I can tell you for sure that the scenes from movies where time slows down
can happen. Trotting through the gate, looking at the crowd‹I don’t remember
hearing a thing, or exactly what I was thinking at the moment. What I do
remember is an announcer yelling, “Let’s go!” and my world going from zero
to sixty in a split second. How the rope for the horse got in my hand, I’m
still not sure. Maybe luck, quick reflexes‹or as I like to think‹skills of
an actual cowboy, but I’m still not sure. However it happened, it was the
only good thing to come out of the experience. Within seconds of dallying
the rope things started to go wrong.
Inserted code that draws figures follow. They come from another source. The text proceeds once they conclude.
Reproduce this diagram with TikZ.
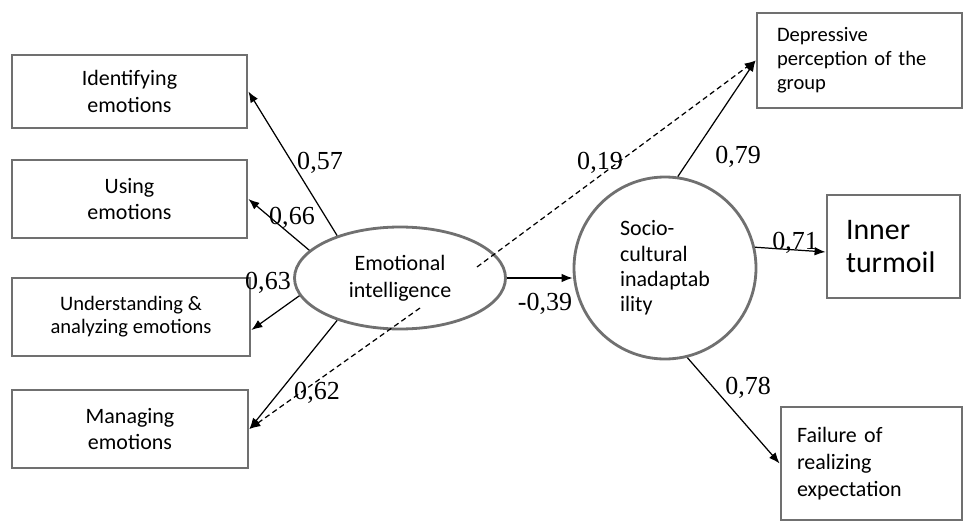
\documentclass[tikz,border=0pt]{standalone}
\usepackage{fontspec}
\setmainfont{Carlito}
\newfontfamily\numfont{Liberation Serif}
\usetikzlibrary{arrows.meta,positioning,shapes,calc}
\definecolor{bgray}{HTML}{707070}

\begin{document}
\begin{tikzpicture}[
  ind/.style={draw=bgray,line width=1.6pt,fill=white,minimum width=4.70cm,
              minimum height=1.56cm,inner sep=0pt,align=center,
              font=\fontsize{12.5}{15.3}\selectfont},
  outc/.style={draw=bgray,line width=1.6pt,fill=white,inner ysep=0pt,align=left,
               font=\fontsize{12.5}{15.3}\selectfont},
  lat/.style={ellipse,draw=bgray,line width=1.6pt,fill=white,inner sep=0pt,
              minimum width=4.22cm,minimum height=2.04cm,align=center,
              font=\fontsize{12.5}{15.3}\selectfont},
  crc/.style={circle,draw=bgray,line width=1.6pt,fill=white,inner sep=0pt,
              minimum size=3.64cm,align=left,font=\fontsize{12.5}{14.4}\selectfont},
  arr/.style={-{Latex[length=2.2mm,width=1.7mm]},line width=0.7pt},
  dsh/.style={arr,densely dashed},
  wt/.style={font=\numfont\fontsize{14.8}{16}\selectfont,inner sep=0pt}]
\useasboundingbox (0,0) rectangle (19.28,10.44);

% ---------------- indicators of emotional intelligence ----------------
\node[ind,minimum height=1.46cm] (ide) at (2.59,8.61) {Identifying\\emotions};
\node[ind] (use) at (2.59,6.46) {Using\\emotions};
\node[ind,minimum width=4.76cm,font=\fontsize{11.7}{13.2}\selectfont] (und) at (2.62,4.10)
  {Understanding \&\\analyzing emotions};
\node[ind,minimum width=4.72cm] (man) at (2.60,1.86) {Managing\\emotions};

% ---------------- latent variables ----------------
\node[lat] (ei) at (8.00,4.88) {Emotional\\intelligence};
\node[crc] (sci) at (13.30,5.08) {Socio-\\cultural\\inadaptab\\ility};
\coordinate (eiA) at ($(ei.center)+(0.40,-0.60)$);
\coordinate (eiB) at ($(ei.center)+(1.54,0.22)$);

% ---------------- outcomes ----------------
\node[outc,text width=3.30cm,inner xsep=0.40cm,minimum height=1.90cm,
      font=\fontsize{11.7}{13.7}\selectfont] (dep) at (17.19,9.23)
  {Depressive\\perception of the\\group};
\node[outc,text width=1.90cm,inner xsep=0.38cm,minimum height=2.06cm,
      font=\fontsize{17}{18.3}\selectfont] (inn) at (17.87,5.51) {Inner\\turmoil};
\node[outc,text width=2.98cm,inner xsep=0.32cm,minimum height=2.26cm] (fai) at (17.43,1.17)
  {Failure of\\realizing\\expectation};

% ---------------- paths ----------------
\draw[arr] (ei.146) -- (ide.east);
\draw[arr] (ei.163) -- (use.east);
\draw[arr] (ei.190) -- ([yshift=-0.26cm]und.east);
\draw[arr] (ei.214) -- (man.east);
\draw[dsh] (eiA) -- (man.east);
\draw[dsh] (eiB) -- (dep.west);
\draw[arr] (ei.east) -- (ei.east -| sci.west);
\draw[arr] (sci.82) -- (dep.west);
\draw[arr] (sci.13) -- ([yshift=-0.11cm]inn.west);
\draw[arr] (sci.-76) -- (fai.west);

% ---------------- weights ----------------
\node[wt] (w57) at (6.40,7.18) {0,57};
\node[wt] (w66) at (5.84,6.08) {0,66};
\node[wt] (w63) at (5.36,4.78) {0,63};
\node[wt] (w62) at (6.34,2.58) {0,62};
\node[wt] (w39) at (10.90,4.36) {-0,39};
\node[wt] (w19) at (12.00,7.18) {0,19};
\node[wt] (w79) at (14.76,7.30) {0,79};
\node[wt] (w71) at (15.90,5.58) {0,71};
\node[wt] (w78) at (14.96,2.68) {0,78};
\end{tikzpicture}
\end{document}
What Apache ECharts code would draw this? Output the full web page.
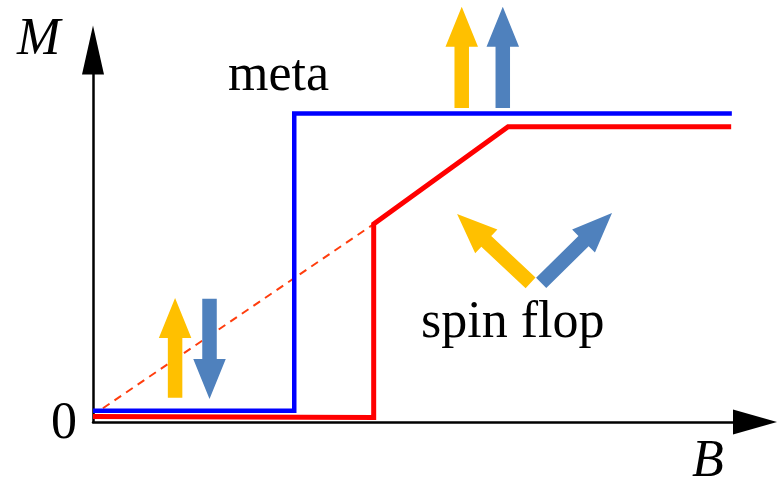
<!DOCTYPE html>
<html>
<head>
<meta charset="utf-8">
<title>Metamagnetic transition vs spin flop</title>
<script src="https://cdn.jsdelivr.net/npm/echarts@6/dist/echarts.min.js"></script>
<style>
  html, body { margin: 0; padding: 0; background: #ffffff; }
  #chart { width: 777px; height: 480px; }
</style>
</head>
<body>
<div id="chart"></div>
<script>
// Magnetization M versus applied field B (arbitrary units)
const fieldRange = [0, 10];
const magRange = [0, 10];

// Metamagnetic transition: abrupt jump to saturation
const metaCurve = [[0, 0.3], [3.04, 0.3], [3.04, 8.29], [9.65, 8.29]];
// Spin-flop transition: jump, then linear rise to saturation
const spinFlopCurve = [[0, 0.15], [4.24, 0.12], [4.24, 5.32], [6.27, 7.94], [9.64, 7.94]];
// Linear extrapolation of the spin-flop branch back to zero field
const spinFlopExtrapolation = [[0.15, 0.37], [4.24, 5.32]];

// Moment directions: [tailB, tailM, tipB, tipM]
const sublatticeA = [[1.24, 0.65, 1.24, 3.33], [5.57, 8.44, 5.57, 11.16], [6.61, 3.74, 5.50, 5.59]];
const sublatticeB = [[1.76, 3.31, 1.76, 0.62], [6.19, 8.44, 6.19, 11.16], [6.77, 3.74, 7.84, 5.62]];

// Text annotations
const axisTitleB = 'B';
const axisTitleM = 'M';
const originLabel = '0';
const metaLabel = 'meta';
const spinFlopLabel = 'spin flop';

const SERIF = '"Liberation Serif", "Times New Roman", serif';

function arrowRenderer(color) {
  return function (params, api) {
    const p0 = api.coord([api.value(0), api.value(1)]);
    const p1 = api.coord([api.value(2), api.value(3)]);
    const dx = p1[0] - p0[0], dy = p1[1] - p0[1];
    const len = Math.sqrt(dx * dx + dy * dy);
    const ux = dx / len, uy = dy / len;
    const nx = -uy, ny = ux;
    const shaft = 14.5 / 2, head = 32.5 / 2, headLen = 40;
    const neck = [p1[0] - ux * headLen, p1[1] - uy * headLen];
    const pts = [
      [p0[0] + nx * shaft, p0[1] + ny * shaft],
      [neck[0] + nx * shaft, neck[1] + ny * shaft],
      [neck[0] + nx * head, neck[1] + ny * head],
      p1,
      [neck[0] - nx * head, neck[1] - ny * head],
      [neck[0] - nx * shaft, neck[1] - ny * shaft],
      [p0[0] - nx * shaft, p0[1] - ny * shaft]
    ];
    return {
      type: 'polygon',
      shape: { points: pts },
      style: { fill: color, stroke: null }
    };
  };
}

const chart = echarts.init(document.getElementById('chart'), null, { renderer: 'canvas' });

chart.setOption({
  animation: false,
  backgroundColor: '#ffffff',
  grid: { left: 93, right: 22, top: 50, bottom: 58, containLabel: false },
  xAxis: {
    type: 'value',
    min: fieldRange[0],
    max: fieldRange[1],
    axisLine: {
      onZero: false,
      symbol: ['none', 'triangle'],
      symbolSize: [25, 44],
      lineStyle: { color: '#000000', width: 2.5 }
    },
    axisTick: { show: false },
    axisLabel: { show: false },
    splitLine: { show: false }
  },
  yAxis: {
    type: 'value',
    min: magRange[0],
    max: magRange[1],
    axisLine: {
      show: true,
      onZero: false,
      symbol: ['none', 'triangle'],
      symbolSize: [22, 49],
      lineStyle: { color: '#000000', width: 2.5 }
    },
    axisTick: { show: false },
    axisLabel: { show: false },
    splitLine: { show: false }
  },
  series: [
    {
      type: 'line',
      data: spinFlopExtrapolation,
      showSymbol: false,
      lineStyle: { color: '#ff3d0d', width: 2, type: [8, 6] },
      z: 1
    },
    {
      type: 'line',
      data: metaCurve,
      showSymbol: false,
      lineStyle: { color: '#0000ff', width: 4.5, join: 'miter', cap: 'butt' },
      z: 2
    },
    {
      type: 'line',
      data: spinFlopCurve,
      showSymbol: false,
      lineStyle: { color: '#ff0000', width: 5, join: 'miter', cap: 'butt' },
      z: 3
    },
    {
      type: 'custom',
      data: sublatticeA,
      renderItem: arrowRenderer('#ffc000'),
      clip: false,
      z: 4
    },
    {
      type: 'custom',
      data: sublatticeB,
      renderItem: arrowRenderer('#4f81bd'),
      clip: false,
      z: 4
    }
  ],
  graphic: [
    { type: 'text', left: 17, top: 14, style: { text: axisTitleM, font: 'italic 52px ' + SERIF, fill: '#000' } },
    { type: 'text', left: 692, top: 436, style: { text: axisTitleB, font: 'italic 52px ' + SERIF, fill: '#000' } },
    { type: 'text', left: 51, top: 398, style: { text: originLabel, font: '52px ' + SERIF, fill: '#000' } },
    { type: 'text', left: 228, top: 50, style: { text: metaLabel, font: '52px ' + SERIF, fill: '#000' } },
    { type: 'text', left: 421, top: 297, style: { text: spinFlopLabel, font: '52px ' + SERIF, fill: '#000' } }
  ]
});
</script>
</body>
</html>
My inexperience led me to only dallying
a couple of times, leaving slack in the rope for the horse to buck and jerk.
I wrestled with the horse and tried to bring it closer so I could wrap the
rope a few more times, but I wasn’t making any ground; the rope was still
too long for my partners to saddle. In a rash decision to take out slack I
drove my horse toward the unbroken. In the maneuver I gained some ground but
it also drove the other horse to run circles around my horse.
The pain was excruciating. The circling horse wrapped the rope around my
waist, squeezing me like an empty ketchup bottle. I tried turning my horse
to undo the twist, but I couldn’t get the rope over my horse’s head. In a
split second decision I undallyied the rope and watched as the horse dashed
across the arena.
In the moments riding out of the gate, seeing my friends standing holding
the saddle, my insides felt as wild as the horse I just let go. My hopes of
getting a ticket into that life were ripped out of my hands along with the
rope
Since graduating from college I have moved on from my dreams of being a
cowboy and created a strong foundation in my religion and career. A part of
me will always want to be the cowboy I dreamed of as a child. Until I’m
movin’ my own cattle or movin’ from rodeo to rodeo, l will feel like a fake
when I put on the boots, buckle, and hat, but I believe that is a testament
to the culture. It is an exclusive breed and no matter the size of your
truck, how intricate your boots, or how loud you play your music, only those
who rope, ride and live the life should call themselves cowboys.